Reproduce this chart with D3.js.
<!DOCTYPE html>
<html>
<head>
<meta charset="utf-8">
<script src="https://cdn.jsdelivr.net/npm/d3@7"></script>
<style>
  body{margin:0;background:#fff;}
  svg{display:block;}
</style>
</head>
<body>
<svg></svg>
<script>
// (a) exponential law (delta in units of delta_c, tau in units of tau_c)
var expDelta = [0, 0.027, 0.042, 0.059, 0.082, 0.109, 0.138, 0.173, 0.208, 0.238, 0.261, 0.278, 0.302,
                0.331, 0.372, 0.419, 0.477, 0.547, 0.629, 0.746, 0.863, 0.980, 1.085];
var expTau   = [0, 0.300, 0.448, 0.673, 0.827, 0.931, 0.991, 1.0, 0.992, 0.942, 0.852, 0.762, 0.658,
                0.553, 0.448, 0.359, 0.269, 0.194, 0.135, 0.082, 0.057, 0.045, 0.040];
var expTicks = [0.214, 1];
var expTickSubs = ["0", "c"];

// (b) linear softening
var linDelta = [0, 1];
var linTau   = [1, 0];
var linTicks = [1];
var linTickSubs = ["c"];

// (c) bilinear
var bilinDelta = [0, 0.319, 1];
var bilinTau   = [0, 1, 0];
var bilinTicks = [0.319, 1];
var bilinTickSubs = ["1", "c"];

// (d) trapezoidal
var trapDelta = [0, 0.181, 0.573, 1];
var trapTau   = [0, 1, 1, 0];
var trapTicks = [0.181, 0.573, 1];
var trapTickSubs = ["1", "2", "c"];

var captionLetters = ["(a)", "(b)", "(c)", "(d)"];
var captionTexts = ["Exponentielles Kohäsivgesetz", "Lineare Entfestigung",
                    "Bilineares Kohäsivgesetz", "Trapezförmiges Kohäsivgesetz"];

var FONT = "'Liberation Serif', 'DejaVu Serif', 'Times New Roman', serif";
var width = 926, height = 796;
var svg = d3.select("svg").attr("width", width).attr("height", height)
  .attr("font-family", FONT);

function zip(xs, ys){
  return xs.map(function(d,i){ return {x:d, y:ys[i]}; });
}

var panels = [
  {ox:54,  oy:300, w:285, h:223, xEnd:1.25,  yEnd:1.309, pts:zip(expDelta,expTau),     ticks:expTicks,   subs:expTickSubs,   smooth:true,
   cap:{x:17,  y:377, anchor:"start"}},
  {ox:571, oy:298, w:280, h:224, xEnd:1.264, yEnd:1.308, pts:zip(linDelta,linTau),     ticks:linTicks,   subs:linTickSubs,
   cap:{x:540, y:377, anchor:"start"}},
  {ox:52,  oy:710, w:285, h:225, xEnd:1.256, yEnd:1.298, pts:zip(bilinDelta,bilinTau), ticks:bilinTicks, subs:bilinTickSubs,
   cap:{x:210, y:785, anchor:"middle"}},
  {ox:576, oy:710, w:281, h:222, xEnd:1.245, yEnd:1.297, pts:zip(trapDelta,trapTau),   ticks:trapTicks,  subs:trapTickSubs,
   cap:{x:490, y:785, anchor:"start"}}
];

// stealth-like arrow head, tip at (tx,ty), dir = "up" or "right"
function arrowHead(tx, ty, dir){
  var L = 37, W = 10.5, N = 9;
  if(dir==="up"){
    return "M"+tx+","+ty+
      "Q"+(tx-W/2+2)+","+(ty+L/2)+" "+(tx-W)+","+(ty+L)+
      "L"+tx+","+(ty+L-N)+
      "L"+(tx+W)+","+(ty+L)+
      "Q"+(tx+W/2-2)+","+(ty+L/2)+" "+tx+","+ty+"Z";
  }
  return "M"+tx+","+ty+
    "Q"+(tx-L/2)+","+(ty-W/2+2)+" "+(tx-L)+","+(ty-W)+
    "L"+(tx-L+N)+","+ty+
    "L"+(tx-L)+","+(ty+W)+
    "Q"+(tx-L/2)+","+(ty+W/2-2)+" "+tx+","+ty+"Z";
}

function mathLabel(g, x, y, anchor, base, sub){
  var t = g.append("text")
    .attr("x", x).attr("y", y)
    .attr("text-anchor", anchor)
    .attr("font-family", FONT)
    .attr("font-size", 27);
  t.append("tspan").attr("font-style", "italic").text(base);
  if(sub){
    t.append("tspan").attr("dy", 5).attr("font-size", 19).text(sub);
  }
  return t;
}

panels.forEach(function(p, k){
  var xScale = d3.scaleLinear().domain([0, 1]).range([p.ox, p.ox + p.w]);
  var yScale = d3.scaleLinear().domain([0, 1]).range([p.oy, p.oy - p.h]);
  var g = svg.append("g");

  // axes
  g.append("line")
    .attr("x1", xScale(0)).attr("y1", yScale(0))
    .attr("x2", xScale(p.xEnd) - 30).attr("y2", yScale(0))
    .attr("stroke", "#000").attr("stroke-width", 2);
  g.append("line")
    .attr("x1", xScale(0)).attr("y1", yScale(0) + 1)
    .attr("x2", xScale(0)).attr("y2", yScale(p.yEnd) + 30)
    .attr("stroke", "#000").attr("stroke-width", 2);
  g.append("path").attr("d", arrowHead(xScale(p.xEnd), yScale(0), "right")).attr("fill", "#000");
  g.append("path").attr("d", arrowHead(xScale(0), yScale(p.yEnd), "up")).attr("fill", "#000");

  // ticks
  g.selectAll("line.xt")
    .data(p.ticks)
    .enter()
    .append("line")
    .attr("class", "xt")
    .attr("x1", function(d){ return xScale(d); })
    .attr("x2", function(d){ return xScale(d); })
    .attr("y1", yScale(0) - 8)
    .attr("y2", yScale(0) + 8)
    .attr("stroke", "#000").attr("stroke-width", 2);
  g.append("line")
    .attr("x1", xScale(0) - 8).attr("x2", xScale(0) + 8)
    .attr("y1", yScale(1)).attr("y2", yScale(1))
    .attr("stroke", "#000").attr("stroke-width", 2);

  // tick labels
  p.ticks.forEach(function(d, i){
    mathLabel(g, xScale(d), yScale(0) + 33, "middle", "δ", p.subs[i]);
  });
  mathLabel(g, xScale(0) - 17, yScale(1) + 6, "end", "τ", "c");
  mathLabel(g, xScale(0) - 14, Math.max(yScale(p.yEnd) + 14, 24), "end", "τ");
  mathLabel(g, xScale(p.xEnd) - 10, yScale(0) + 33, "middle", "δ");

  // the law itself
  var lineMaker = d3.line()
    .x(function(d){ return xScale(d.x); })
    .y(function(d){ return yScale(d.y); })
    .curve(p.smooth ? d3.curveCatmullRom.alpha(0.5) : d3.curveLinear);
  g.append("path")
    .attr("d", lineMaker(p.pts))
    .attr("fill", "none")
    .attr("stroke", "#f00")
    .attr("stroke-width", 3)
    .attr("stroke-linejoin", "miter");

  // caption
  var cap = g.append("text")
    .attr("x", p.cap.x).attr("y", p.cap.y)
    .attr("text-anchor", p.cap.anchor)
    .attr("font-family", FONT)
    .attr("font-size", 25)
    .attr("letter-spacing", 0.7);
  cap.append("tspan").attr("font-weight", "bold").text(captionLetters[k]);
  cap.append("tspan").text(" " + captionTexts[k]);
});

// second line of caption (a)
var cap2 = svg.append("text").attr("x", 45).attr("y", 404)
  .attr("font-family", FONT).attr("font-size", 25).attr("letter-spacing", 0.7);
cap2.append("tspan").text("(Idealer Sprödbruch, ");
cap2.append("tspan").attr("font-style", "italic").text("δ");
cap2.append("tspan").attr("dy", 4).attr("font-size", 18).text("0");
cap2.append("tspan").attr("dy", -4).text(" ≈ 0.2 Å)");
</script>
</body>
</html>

+ + + + + + +

Write out the whole listing again, exactly as it stands.

Reproduce this chart with D3.js.
<!DOCTYPE html>
<html>
<head>
<meta charset="utf-8">
<script src="https://cdn.jsdelivr.net/npm/d3@7"></script>
<style>
  body{margin:0;background:#fff;}
  svg{display:block;}
</style>
</head>
<body>
<svg></svg>
<script>
// (a) exponential law (delta in units of delta_c, tau in units of tau_c)
var expDelta = [0, 0.027, 0.042, 0.059, 0.082, 0.109, 0.138, 0.173, 0.208, 0.238, 0.261, 0.278, 0.302,
                0.331, 0.372, 0.419, 0.477, 0.547, 0.629, 0.746, 0.863, 0.980, 1.085];
var expTau   = [0, 0.300, 0.448, 0.673, 0.827, 0.931, 0.991, 1.0, 0.992, 0.942, 0.852, 0.762, 0.658,
                0.553, 0.448, 0.359, 0.269, 0.194, 0.135, 0.082, 0.057, 0.045, 0.040];
var expTicks = [0.214, 1];
var expTickSubs = ["0", "c"];

// (b) linear softening
var linDelta = [0, 1];
var linTau   = [1, 0];
var linTicks = [1];
var linTickSubs = ["c"];

// (c) bilinear
var bilinDelta = [0, 0.319, 1];
var bilinTau   = [0, 1, 0];
var bilinTicks = [0.319, 1];
var bilinTickSubs = ["1", "c"];

// (d) trapezoidal
var trapDelta = [0, 0.181, 0.573, 1];
var trapTau   = [0, 1, 1, 0];
var trapTicks = [0.181, 0.573, 1];
var trapTickSubs = ["1", "2", "c"];

var captionLetters = ["(a)", "(b)", "(c)", "(d)"];
var captionTexts = ["Exponentielles Kohäsivgesetz", "Lineare Entfestigung",
                    "Bilineares Kohäsivgesetz", "Trapezförmiges Kohäsivgesetz"];

var FONT = "'Liberation Serif', 'DejaVu Serif', 'Times New Roman', serif";
var width = 926, height = 796;
var svg = d3.select("svg").attr("width", width).attr("height", height)
  .attr("font-family", FONT);

function zip(xs, ys){
  return xs.map(function(d,i){ return {x:d, y:ys[i]}; });
}

var panels = [
  {ox:54,  oy:300, w:285, h:223, xEnd:1.25,  yEnd:1.309, pts:zip(expDelta,expTau),     ticks:expTicks,   subs:expTickSubs,   smooth:true,
   cap:{x:17,  y:377, anchor:"start"}},
  {ox:571, oy:298, w:280, h:224, xEnd:1.264, yEnd:1.308, pts:zip(linDelta,linTau),     ticks:linTicks,   subs:linTickSubs,
   cap:{x:540, y:377, anchor:"start"}},
  {ox:52,  oy:710, w:285, h:225, xEnd:1.256, yEnd:1.298, pts:zip(bilinDelta,bilinTau), ticks:bilinTicks, subs:bilinTickSubs,
   cap:{x:210, y:785, anchor:"middle"}},
  {ox:576, oy:710, w:281, h:222, xEnd:1.245, yEnd:1.297, pts:zip(trapDelta,trapTau),   ticks:trapTicks,  subs:trapTickSubs,
   cap:{x:490, y:785, anchor:"start"}}
];

// stealth-like arrow head, tip at (tx,ty), dir = "up" or "right"
function arrowHead(tx, ty, dir){
  var L = 37, W = 10.5, N = 9;
  if(dir==="up"){
    return "M"+tx+","+ty+
      "Q"+(tx-W/2+2)+","+(ty+L/2)+" "+(tx-W)+","+(ty+L)+
      "L"+tx+","+(ty+L-N)+
      "L"+(tx+W)+","+(ty+L)+
      "Q"+(tx+W/2-2)+","+(ty+L/2)+" "+tx+","+ty+"Z";
  }
  return "M"+tx+","+ty+
    "Q"+(tx-L/2)+","+(ty-W/2+2)+" "+(tx-L)+","+(ty-W)+
    "L"+(tx-L+N)+","+ty+
    "L"+(tx-L)+","+(ty+W)+
    "Q"+(tx-L/2)+","+(ty+W/2-2)+" "+tx+","+ty+"Z";
}

function mathLabel(g, x, y, anchor, base, sub){
  var t = g.append("text")
    .attr("x", x).attr("y", y)
    .attr("text-anchor", anchor)
    .attr("font-family", FONT)
    .attr("font-size", 27);
  t.append("tspan").attr("font-style", "italic").text(base);
  if(sub){
    t.append("tspan").attr("dy", 5).attr("font-size", 19).text(sub);
  }
  return t;
}

panels.forEach(function(p, k){
  var xScale = d3.scaleLinear().domain([0, 1]).range([p.ox, p.ox + p.w]);
  var yScale = d3.scaleLinear().domain([0, 1]).range([p.oy, p.oy - p.h]);
  var g = svg.append("g");

  // axes
  g.append("line")
    .attr("x1", xScale(0)).attr("y1", yScale(0))
    .attr("x2", xScale(p.xEnd) - 30).attr("y2", yScale(0))
    .attr("stroke", "#000").attr("stroke-width", 2);
  g.append("line")
    .attr("x1", xScale(0)).attr("y1", yScale(0) + 1)
    .attr("x2", xScale(0)).attr("y2", yScale(p.yEnd) + 30)
    .attr("stroke", "#000").attr("stroke-width", 2);
  g.append("path").attr("d", arrowHead(xScale(p.xEnd), yScale(0), "right")).attr("fill", "#000");
  g.append("path").attr("d", arrowHead(xScale(0), yScale(p.yEnd), "up")).attr("fill", "#000");

  // ticks
  g.selectAll("line.xt")
    .data(p.ticks)
    .enter()
    .append("line")
    .attr("class", "xt")
    .attr("x1", function(d){ return xScale(d); })
    .attr("x2", function(d){ return xScale(d); })
    .attr("y1", yScale(0) - 8)
    .attr("y2", yScale(0) + 8)
    .attr("stroke", "#000").attr("stroke-width", 2);
  g.append("line")
    .attr("x1", xScale(0) - 8).attr("x2", xScale(0) + 8)
    .attr("y1", yScale(1)).attr("y2", yScale(1))
    .attr("stroke", "#000").attr("stroke-width", 2);

  // tick labels
  p.ticks.forEach(function(d, i){
    mathLabel(g, xScale(d), yScale(0) + 33, "middle", "δ", p.subs[i]);
  });
  mathLabel(g, xScale(0) - 17, yScale(1) + 6, "end", "τ", "c");
  mathLabel(g, xScale(0) - 14, Math.max(yScale(p.yEnd) + 14, 24), "end", "τ");
  mathLabel(g, xScale(p.xEnd) - 10, yScale(0) + 33, "middle", "δ");

  // the law itself
  var lineMaker = d3.line()
    .x(function(d){ return xScale(d.x); })
    .y(function(d){ return yScale(d.y); })
    .curve(p.smooth ? d3.curveCatmullRom.alpha(0.5) : d3.curveLinear);
  g.append("path")
    .attr("d", lineMaker(p.pts))
    .attr("fill", "none")
    .attr("stroke", "#f00")
    .attr("stroke-width", 3)
    .attr("stroke-linejoin", "miter");

  // caption
  var cap = g.append("text")
    .attr("x", p.cap.x).attr("y", p.cap.y)
    .attr("text-anchor", p.cap.anchor)
    .attr("font-family", FONT)
    .attr("font-size", 25)
    .attr("letter-spacing", 0.7);
  cap.append("tspan").attr("font-weight", "bold").text(captionLetters[k]);
  cap.append("tspan").text(" " + captionTexts[k]);
});

// second line of caption (a)
var cap2 = svg.append("text").attr("x", 45).attr("y", 404)
  .attr("font-family", FONT).attr("font-size", 25).attr("letter-spacing", 0.7);
cap2.append("tspan").text("(Idealer Sprödbruch, ");
cap2.append("tspan").attr("font-style", "italic").text("δ");
cap2.append("tspan").attr("dy", 4).attr("font-size", 18).text("0");
cap2.append("tspan").attr("dy", -4).text(" ≈ 0.2 Å)");
</script>
</body>
</html>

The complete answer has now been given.